Moreover, registering taxpayers is only the first step in the ongoing drive to develop an effective and efficient tax administration. Registered taxpayers still have to be encouraged to voluntarily comply with their tax obligations, especially under our tax self-assessment system. Legal enforcement, though necessary to minimize tax evasion and tax fraud, is not sufficient to ensure tax compliance as there will never be enough tax auditors to examine all taxpayers. Tax compliance involves the willingness of taxpayers to pay taxes, and this in turn is influenced partly by their perception of the integrity of tax officials and the government's credibility in general. Efficient, and transparent tax administration is also crucial for minimizing the cost of tax compliance. Taxpayers will be discouraged in registering if their tax identification numbers expose them to uncertainties in tax matters, costly objections and appeal and tax-refund procedures.

Therefore voluntary tax compliance requires an environment of mutual trust between taxpayers and tax officials, unlike the current atmosphere of mutual distrust whereby taxpayers justly perceive most tax officials to be corrupt, and with tax officials considering all taxpayers as being cheats.

Given the sudden and large increase in the number of new registered personal income-tax payers, the government should expand its tax education and information campaign to help taxpayers to properly file their annual income tax returns and steadily expand its tax administrative capacity to handle the bigger workload.

Yet most crucial for generating positive response to the massive taxpayer registration is a credible tax amnesty program, which can serve as a transition mechanism to allow both taxpayers and tax officers to start anew and focus on the future.
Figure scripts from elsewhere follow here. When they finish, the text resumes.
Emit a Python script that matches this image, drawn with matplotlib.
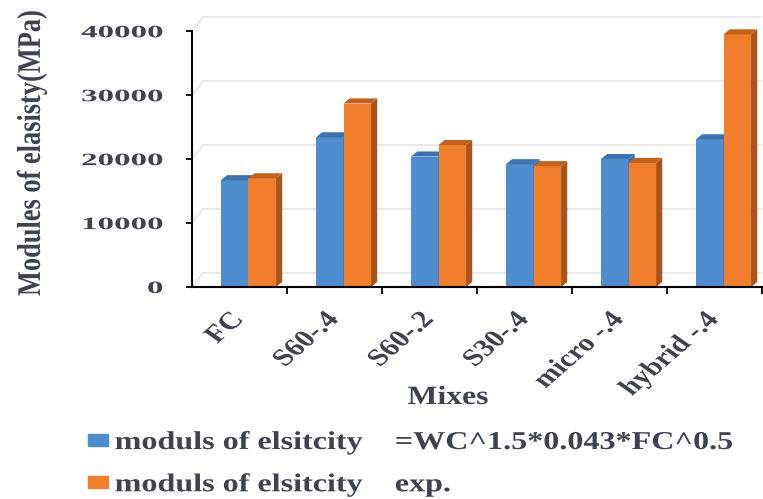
import numpy as np
import matplotlib
matplotlib.use('Agg')
import matplotlib.pyplot as plt
from matplotlib.patches import Polygon, Patch
from matplotlib.patheffects import AbstractPathEffect
from matplotlib.transforms import Affine2D
from matplotlib.font_manager import FontProperties

# ── Data ──────────────────────────────────────────────────────────────────────

mixes      = ['FC', 'S60-.4', 'S60-.2', 'S30-.4', 'micro -.4', 'hybrid -.4']
e_formula  = [16700, 23400, 20400, 19200, 20000, 23100]   # WC^1.5*0.043*FC^0.5
e_measured = [17000, 28700, 22200, 18900, 19400, 39500]   # experimental
y_ticks    = [0, 10000, 20000, 30000, 40000]

series_labels = ['moduls of elsitcity    =WC^1.5*0.043*FC^0.5',
                 'moduls of elsitcity    exp.']

# ── Style ─────────────────────────────────────────────────────────────────────

TEXT_COL = '#3f4350'
BLUE     = ('#4f8dd0', '#3a6ea8', '#3c73b0')   # front, side, top
ORANGE   = ('#f07e2b', '#a8541b', '#c3611f')
GRID_COL = '#e8e8e8'
SERIF    = 'Liberation Serif'

DEPTH_X = 0.065    # 3-D depth of a column, x data units
DEPTH_Y = 800      # 3-D depth of a column, y data units
WALL_X  = 0.115    # back wall offset
WALL_Y  = 2190


class Widen(AbstractPathEffect):
    """Stretch text glyphs horizontally about one side of their extent."""

    def __init__(self, sx, pivot='center'):
        super().__init__()
        self._sx = sx
        self._pivot = pivot

    def draw_path(self, renderer, gc, tpath, affine, rgbFace=None):
        bb = tpath.get_extents(affine)
        px = {'left': bb.x0, 'right': bb.x1,
              'center': 0.5 * (bb.x0 + bb.x1)}[self._pivot]
        affine = affine + Affine2D().translate(-px, 0).scale(self._sx, 1).translate(px, 0)
        renderer.draw_path(gc, tpath, affine, rgbFace)


def column(ax, x0, width, value, cols, z):
    """Front face via ax.bar, plus side and top faces for the 3-D look."""
    front, side, top = cols
    ax.bar(x0, value, width=width, align='edge', color=front,
           edgecolor='none', zorder=z)
    x1 = x0 + width
    ax.add_patch(Polygon([(x1, 0), (x1 + DEPTH_X, DEPTH_Y),
                          (x1 + DEPTH_X, value + DEPTH_Y), (x1, value)],
                         closed=True, color=side, lw=0, zorder=z))
    ax.add_patch(Polygon([(x0, value), (x0 + DEPTH_X, value + DEPTH_Y),
                          (x1 + DEPTH_X, value + DEPTH_Y), (x1, value)],
                         closed=True, color=top, lw=0, zorder=z))


# ── Figure ────────────────────────────────────────────────────────────────────

fig = plt.figure(figsize=(7.63, 4.99), dpi=100)
ax = fig.add_axes([0.2516, 0.4248, 0.7471, 0.551])

n = len(mixes)
ax.set_xlim(-0.5, n - 0.5)
ax.set_ylim(0, 43000)

# back wall gridlines with the short diagonal running to the front axis
for v in y_ticks:
    ax.plot([-0.5 + WALL_X, n - 0.5], [v + WALL_Y, v + WALL_Y],
            color=GRID_COL, lw=1.3, zorder=1, solid_capstyle='butt')
    ax.plot([-0.5, -0.5 + WALL_X], [v, v + WALL_Y],
            color=GRID_COL, lw=1.3, zorder=1)

bar_w = 0.29
for i in range(n):
    column(ax, i - 0.195, bar_w, e_formula[i], BLUE, 3)
    column(ax, i + 0.095, bar_w, e_measured[i], ORANGE, 4)

# axes
for side in ['top', 'right']:
    ax.spines[side].set_visible(False)
ax.spines['left'].set_bounds(0, 40000)
ax.spines['left'].set_linewidth(1.5)
ax.spines['bottom'].set_linewidth(1.5)
ax.spines['left'].set_zorder(6)
ax.spines['bottom'].set_zorder(6)

ax.set_yticks(y_ticks)
ax.set_yticklabels([str(t) for t in y_ticks])
ax.tick_params(axis='y', length=4, width=1.3, pad=17, labelsize=12.5,
               labelcolor=TEXT_COL)
for lbl in ax.get_yticklabels():
    lbl.set_fontfamily(SERIF)
    lbl.set_fontweight('bold')
    lbl.set_path_effects([Widen(1.9, 'right')])

ax.set_xticks(np.arange(n) + 0.5)
ax.set_xticklabels([''] * n)
ax.tick_params(axis='x', length=5, width=1.3)

# category labels, slanted
for i, name in enumerate(mixes):
    ax.text(i - 0.075, -0.081, name, transform=ax.get_xaxis_transform(),
            rotation=48, rotation_mode='anchor', ha='right', va='top',
            fontsize=17.5, fontfamily=SERIF, fontweight='bold', color=TEXT_COL,
            path_effects=[Widen(1.28, 'right')])

fig.text(448 / 763, 1 - 404 / 499, 'Mixes', ha='center', va='baseline',
         fontsize=19, fontfamily=SERIF, fontweight='bold', color=TEXT_COL,
         path_effects=[Widen(1.2, 'center')])

fig.text(32 / 763, 1 - 153 / 499, 'Modules of elasisty(MPa)', rotation=90,
         ha='center', va='center', fontsize=19, fontfamily=SERIF,
         fontweight='bold', color=TEXT_COL, path_effects=[Widen(1.25, 'center')])

# legend
handles = [Patch(color=BLUE[0]), Patch(color=ORANGE[0])]
leg = fig.legend(handles, series_labels, loc='upper left',
                 bbox_to_anchor=(0.0983, 0.162), frameon=False, borderpad=0,
                 handlelength=0.78, handleheight=0.33, handletextpad=0.27,
                 labelspacing=0.75,
                 prop=FontProperties(family=SERIF, weight='bold', size=18.5))
for t in leg.get_texts():
    t.set_color(TEXT_COL)
    t.set_path_effects([Widen(1.25, 'left')])

fig.savefig('out.png', dpi=100)
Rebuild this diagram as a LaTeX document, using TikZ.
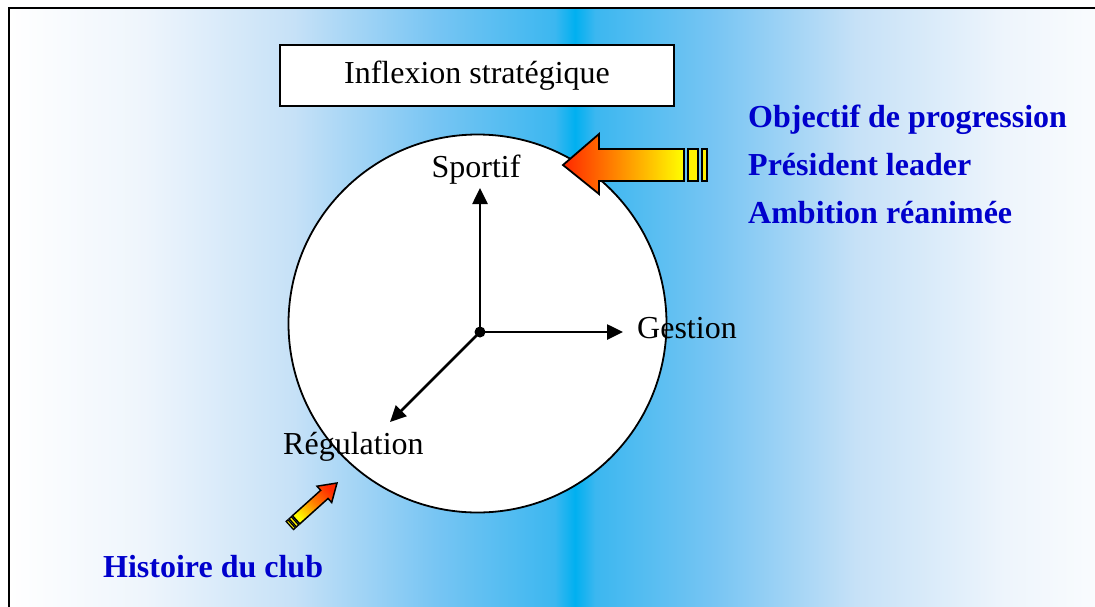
\documentclass[tikz,border=0pt]{standalone}
\usepackage{fontspec}
\setmainfont{Liberation Serif}
\usetikzlibrary{arrows.meta}
\definecolor{bgA}{RGB}{238,245,252}
\definecolor{bgB}{RGB}{198,225,247}
\definecolor{bgC}{RGB}{120,197,243}
\definecolor{bgD}{RGB}{60,183,240}
\definecolor{bgE}{RGB}{0,176,240}
\definecolor{txtblue}{RGB}{0,0,204}
\definecolor{arrred}{RGB}{255,40,0}
\definecolor{arrmid}{RGB}{255,160,0}
\pgfdeclarehorizontalshading{bgshade}{100bp}{color(0bp)=(white); color(25bp)=(white); color(31bp)=(bgA); color(37.6bp)=(bgB); color(43.8bp)=(bgC); color(49.1bp)=(bgD); color(50bp)=(bgE); color(50.9bp)=(bgD); color(56.2bp)=(bgC); color(62.4bp)=(bgB); color(69bp)=(bgA); color(75bp)=(white); color(100bp)=(white)}
\tikzset{
  bigfont/.style={font=\fontsize{32}{38}\selectfont},
  lbl/.style={bigfont, inner sep=0pt, text=black},
  bluelbl/.style={inner sep=0pt, text=txtblue, font=\fontsize{32}{38}\selectfont\bfseries},
  titlebox/.style={draw, line width=2pt, fill=white, bigfont, inner sep=0pt},
  axisarrow/.style={line width=2.6pt, -{Triangle[length=16pt,width=15pt]}},
  arrowoutline/.style={draw=black, line width=1.8pt, line join=miter},
  stripe/.style={fill=yellow, draw=black, line width=1.8pt}
}
\begin{document}
\begin{tikzpicture}[x=1pt,y=-1pt]
\useasboundingbox (0,0) rectangle (1095,606);
\fill[white] (0,0) rectangle (1095,606);
\begin{scope}
\clip (0,0) rectangle (1095,606);
\fill[shading=bgshade] (9,8) rectangle (1141,640);
\draw[line width=2.2pt] (9,8) rectangle (1130,650);
\end{scope}

% title box
\node[titlebox, minimum width=394pt, minimum height=61pt] (inf) at (477,75.5) {Inflexion stratégique};

% circle
\node[circle, draw, line width=1.8pt, fill=white, minimum size=378pt, inner sep=0pt] (circ) at (477.5,323.5) {};

% axes
\coordinate (o) at (480,332);
\coordinate (ts) at (480,188);
\coordinate (tg) at (623,332);
\coordinate (tr) at (390,422);
\draw[axisarrow] (o) -- (ts);
\draw[axisarrow] (o) -- (tg);
\draw[axisarrow] (o) -- (tr);
\fill (o) circle (5.5);

% labels
\node[lbl, anchor=base] (sport) at (476,177) {Sportif};
\node[lbl, anchor=base west] (gest) at (637,338) {Gestion};
\node[lbl, anchor=base west] (regul) at (283,454) {Régulation};

\node[bluelbl, anchor=base west] (obj) at (748,127) {Objectif de progression};
\node[bluelbl, anchor=base west] (pres) at (748,175) {Président leader};
\node[bluelbl, anchor=base west] (amb) at (748,223) {Ambition réanimée};
\node[bluelbl, anchor=base west] (hist) at (103,577) {Histoire du club};

% big arrow
\path[arrowoutline, left color=arrred, middle color=arrmid, right color=yellow]
  (563,165) -- (599,134) -- (599,149) -- (684,149) -- (684,181) -- (599,181) -- (599,194) -- cycle;
\draw[stripe] (688,149) rectangle (698,181);
\draw[stripe] (702,149) rectangle (707,181);

% small arrow
\path[draw=black, line width=1.5pt, line join=miter, top color=arrred, bottom color=yellow, middle color=orange, shading angle=-45]
  (337,483) -- (331.7,502.5) -- (328.05,498.46) -- (299.81,523.89) -- (292.45,515.71) -- (320.69,490.28) -- (317.0,486.2) -- cycle;
\path[draw=black, line width=1.3pt, fill=yellow]
  (298.70,524.89) -- (296.47,526.90) -- (289.11,518.72) -- (291.34,516.71) -- cycle;
\path[draw=black, line width=1.3pt, fill=yellow]
  (295.36,527.90) -- (293.50,529.57) -- (286.14,521.39) -- (288.00,519.72) -- cycle;
\end{tikzpicture}
\end{document}
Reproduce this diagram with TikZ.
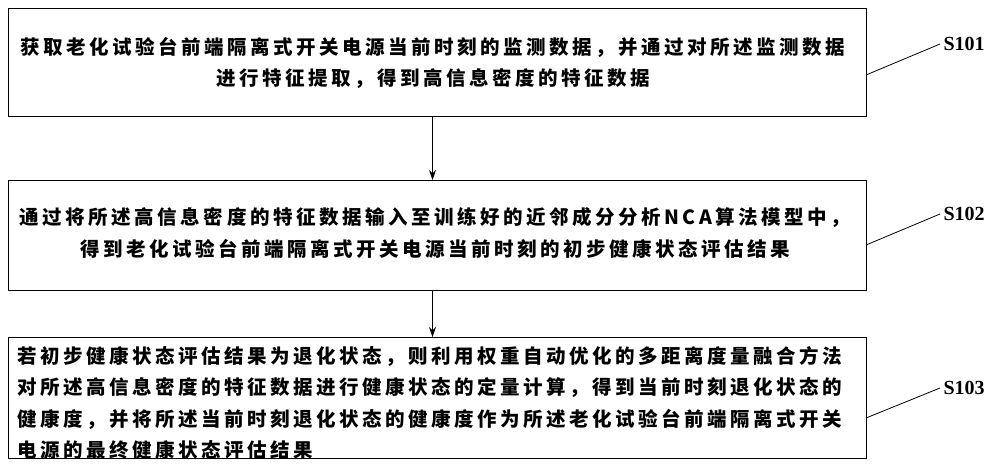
\documentclass[tikz,border=0pt]{standalone}
\usepackage{fontspec}
\newfontfamily\cjk[LetterSpace=18]{Noto Sans CJK SC}
\setmainfont{Liberation Serif}
\usetikzlibrary{arrows.meta}
\begin{document}
\begin{tikzpicture}[x=1pt,y=-1pt,
  stepbox/.style={draw,line width=1pt,minimum width=858pt,anchor=north west,inner sep=0pt},
  txt/.style={font=\cjk\bfseries\fontsize{19.5}{31.5}\selectfont},
  lab/.style={font=\bfseries\fontsize{20}{22}\selectfont,anchor=west},
  arr/.style={-{Stealth[length=10pt,width=7pt]},line width=1pt}]
\useasboundingbox (0,0) rectangle (1000,468);
\node[stepbox,minimum height=108pt] (b1) at (8,8) {};
\node[stepbox,minimum height=110pt] (b2) at (8,180) {};
\node[stepbox,minimum height=121pt] (b3) at (8,337) {};
\node[txt,align=center] (t1) at (433,63) {获取老化试验台前端隔离式开关电源当前时刻的监测数据，并通过对所述监测数据\\进行特征提取，得到高信息密度的特征数据};
\node[txt,align=center] (t2) at (435,233) {通过将所述高信息密度的特征数据输入至训练好的近邻成分分析NCA算法模型中，\\得到老化试验台前端隔离式开关电源当前时刻的初步健康状态评估结果};
\node[txt,align=left,anchor=west] (t3) at (14,403) {若初步健康状态评估结果为退化状态，则利用权重自动优化的多距离度量融合方法\\对所述高信息密度的特征数据进行健康状态的定量计算，得到当前时刻退化状态的\\健康度，并将所述当前时刻退化状态的健康度作为所述老化试验台前端隔离式开关\\电源的最终健康状态评估结果};
\draw[arr] ([xshift=-5pt]b1.south) -- ([xshift=-5pt]b2.north);
\draw[arr] ([xshift=-5pt]b2.south) -- ([xshift=-5pt]b3.north);
\node[lab] (s1) at (940,44) {S101};
\node[lab] (s2) at (940,214) {S102};
\node[lab] (s3) at (940,388) {S103};
\coordinate (c1) at (866,75);
\coordinate (c2) at (866,245);
\coordinate (c3) at (866,418);
\draw[line width=0.8pt] (c1) -- (s1.west);
\draw[line width=0.8pt] (c2) -- (s2.west);
\draw[line width=0.8pt] (c3) -- (s3.west);
\end{tikzpicture}
\end{document}
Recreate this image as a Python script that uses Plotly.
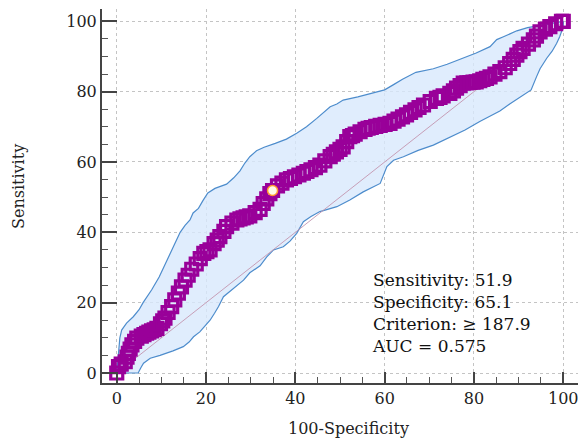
import plotly.graph_objects as go

# ROC curve points (100-Specificity, Sensitivity)
roc_x = [0, 0.4, 1.0, 1.9, 2.3, 2.6, 3.0, 3.4, 4.0, 4.5, 5.5, 6.1, 6.7, 7.2, 7.8, 8.4, 9.0, 9.8, 10.3, 10.8, 11.5,
         12.3, 13.0, 13.8, 14.5, 15.3, 16.0, 16.8, 17.8, 18.7, 19.5, 20.2, 20.9, 21.8, 22.5, 23.1, 24.0, 24.6,
         25.8, 26.9, 27.6, 28.3, 29.0, 29.8, 31.0, 32.1, 32.8, 33.6, 34.3, 34.9, 36.0, 37.0, 38.0, 38.9, 39.8,
         40.8, 41.8, 42.6, 43.5, 44.5, 45.5, 46.6, 47.8, 48.5, 49.2, 50.0, 50.7, 51.5, 52.2, 52.8, 53.4, 54.5,
         55.6, 56.3, 57.0, 58.0, 59.0, 60.1, 61.2, 62.1, 63.0, 64.0, 64.9, 65.8, 66.8, 67.7, 68.7, 70.2, 71.6,
         72.4, 73.1, 74.6, 75.4, 76.1, 76.9, 77.6, 78.4, 79.1, 79.8, 80.5, 81.3, 82.0, 82.8, 83.6, 84.7, 85.8,
         87.0, 88.0, 88.8, 89.6, 90.3, 91.0, 92.2, 93.3, 94.0, 94.8, 96.0, 97.0, 98.3, 99.6, 100]
roc_y = [0, 1.8, 2.5, 3.2, 4.5, 5.6, 6.8, 8.0, 9.0, 9.9, 10.5, 10.9, 11.3, 11.6, 12.0, 12.3, 12.7, 14.0, 14.8, 15.6,
         17.2, 18.9, 20.8, 22.7, 24.5, 26.4, 27.8, 29.5, 31.0, 32.5, 34.0, 34.5, 35.0, 36.8, 37.8, 38.8, 40.3,
         41.6, 42.6, 43.5, 43.8, 44.1, 44.4, 44.7, 45.6, 46.5, 48.2, 49.5, 51.0, 51.9, 53.2, 54.0, 54.9, 55.3,
         55.8, 56.3, 56.8, 57.3, 57.8, 58.4, 59.1, 60.3, 61.5, 62.2, 62.9, 63.6, 64.3, 65.8, 67.2, 67.5, 67.9,
         68.6, 69.3, 69.6, 69.8, 70.1, 70.4, 70.7, 71.0, 71.6, 72.2, 72.8, 73.4, 74.1, 74.8, 75.5, 76.2, 77.2,
         78.1, 78.4, 78.8, 79.5, 80.2, 81.0, 81.7, 82.4, 82.5, 82.6, 82.7, 82.8, 83.1, 83.5, 83.8, 84.2, 85.0,
         85.7, 86.8, 88.0, 89.2, 90.4, 91.4, 92.3, 93.5, 94.7, 95.8, 97.0, 97.8, 98.5, 99.3, 100, 100]

# Upper confidence bound
up_x = [0, 0.3, 0.7, 1.1, 2.2, 3.7, 5.0, 5.9, 7.8, 9.5, 10.5, 11.6, 12.8, 14.2, 15.3, 16.4, 17.1, 18.3, 19.3,
        20.4, 22.0, 24.6, 26.2, 27.6, 28.7, 29.8, 31.3, 33.0, 35.5, 38.0, 40.3, 42.5, 44.8, 47.8, 49.3, 50.7,
        54.0, 57.0, 60.0, 62.0, 64.0, 67.0, 70.9, 74.0, 78.4, 80.5, 83.6, 85.1, 86.6, 89.6, 92.0, 94.8, 97.0,
        99.2, 100]
up_y = [0, 5, 10, 12.2, 14.2, 16, 18, 20, 23.6, 27.3, 30, 33, 36.5, 40, 42, 43.5, 45.5, 46.8, 49, 51.2, 52.5,
        53.7, 55.5, 57.5, 59.7, 61.5, 63.2, 64.2, 65.3, 66.5, 68.2, 70, 72.4, 75.7, 76.5, 77.6, 78.5, 79.6, 80.5,
        82, 83.5, 85.5, 86.5, 87.8, 90, 91, 92.8, 94.8, 95.6, 97.3, 98.2, 98.9, 99.4, 100, 100]

# Lower confidence bound
lo_x = [0, 1.4, 4.8, 5.4, 6.0, 7.5, 9.7, 12.6, 14.9, 16.2, 17.2, 18.6, 19.8, 20.9, 21.9, 22.8, 23.9, 26.2, 28.4,
        29.8, 32.1, 33.6, 35.1, 37.3, 38.8, 40.3, 41.8, 43.5, 45.5, 49.3, 52.2, 55.2, 59.0, 60.5, 62.0, 64.2,
        67.5, 70.9, 74.5, 78.0, 81.3, 83.5, 85.8, 88.0, 90.5, 92.8, 94.0, 94.8, 96.3, 97.5, 98.5, 99.2, 100, 100]
lo_y = [0, 0, 0, 1.5, 2.8, 4.2, 5.0, 6.3, 7.5, 8.8, 10.3, 11.7, 13.3, 15, 17, 18.9, 21.7, 24, 26.4, 28.5, 30.5,
        33, 35, 35.9, 37.5, 39.7, 43, 44.5, 45.9, 47.3, 49.2, 51.5, 53.9, 58.7, 60.5, 61.5, 63.3, 64.8, 67, 69.1,
        71.5, 73, 74.5, 76.5, 78.5, 80.5, 84.2, 86.5, 89.5, 91.5, 93.7, 95.6, 98.5, 100]

cut_x = [34.9]
cut_y = [51.9]
diag = [0, 100]
ticks = [0, 20, 40, 60, 80, 100]
stats_lines = ["Sensitivity: 51.9", "Specificity: 65.1", "Criterion: \u2265 187.9", "AUC = 0.575"]

SERIF = "DejaVu Serif"
PURPLE = "#990099"
BAND_LINE = "#4d8ccc"

fig = go.Figure()

# band fill
fig.add_trace(go.Scatter(x=up_x + lo_x[::-1], y=up_y + lo_y[::-1], fill="toself",
                         fillcolor="rgba(216,233,252,0.8)", line=dict(width=0), mode="lines",
                         hoverinfo="skip", showlegend=False))
fig.add_trace(go.Scatter(x=up_x, y=up_y, mode="lines", line=dict(color=BAND_LINE, width=1.2),
                         showlegend=False))
fig.add_trace(go.Scatter(x=lo_x, y=lo_y, mode="lines", line=dict(color=BAND_LINE, width=1.2),
                         showlegend=False))
# diagonal
fig.add_trace(go.Scatter(x=diag, y=diag, mode="lines", line=dict(color="rgba(195,150,175,0.9)", width=1),
                         showlegend=False))
# ROC markers
fig.add_trace(go.Scatter(x=roc_x, y=roc_y, mode="markers",
                         marker=dict(symbol="square-open", size=12, color=PURPLE, line=dict(width=3.2, color=PURPLE)),
                         showlegend=False))
# criterion point
fig.add_trace(go.Scatter(x=cut_x, y=cut_y, mode="markers",
                         marker=dict(symbol="circle", size=10, color="#fffbe8",
                                     line=dict(width=1.5, color="#ff9a30")),
                         showlegend=False))

axis_common = dict(
    showline=True, linecolor="#444444", linewidth=2,
    showgrid=True, gridcolor="#c4c4c4", griddash="dot", gridwidth=1,
    zeroline=False, tickmode="array", tickvals=ticks,
    ticks="inside", tickcolor="#444444", tickwidth=1.5,
    tickfont=dict(family=SERIF, size=16, color="#222222"),
    minor=dict(dtick=5, ticks="inside", ticklen=6, tickcolor="#555555", tickwidth=1, showgrid=False),
)

fig.update_layout(
    width=580, height=439,
    margin=dict(l=102, r=2, t=9, b=56),
    paper_bgcolor="white", plot_bgcolor="white",
    xaxis=dict(range=[-3.3, 103.3], ticklen=11, **axis_common),
    yaxis=dict(range=[-2.84, 103.5], ticklen=15, **axis_common),
    annotations=[
        dict(x=56.7, y=30, xref="x", yref="y", xanchor="left", yanchor="top", align="left",
             text="<br>".join(stats_lines), showarrow=False,
             font=dict(family=SERIF, size=17, color="#111111")),
        dict(x=0.517, y=0, xref="paper", yref="paper", yshift=-45, xanchor="center", yanchor="middle",
             text="100-Specificity", showarrow=False, font=dict(family=SERIF, size=16, color="#222222")),
        dict(x=0, y=0.524, xref="paper", yref="paper", xshift=-84, xanchor="center", yanchor="middle",
             text="Sensitivity", textangle=-90, showarrow=False,
             font=dict(family=SERIF, size=16, color="#222222")),
    ],
)

fig.write_html("out.html")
Allowing taxpayers with unpaid past taxes -- as long as they are unknown to tax officials -- to take part in the amnesty program will encourage taxpayers to come out, declare their income-generating assets and voluntarily fulfill their tax obligations

It is therefore imperative that the government and the House strengthen the current mass taxpayer registration campaign with overall tax reform, including the granting of a tax amnesty.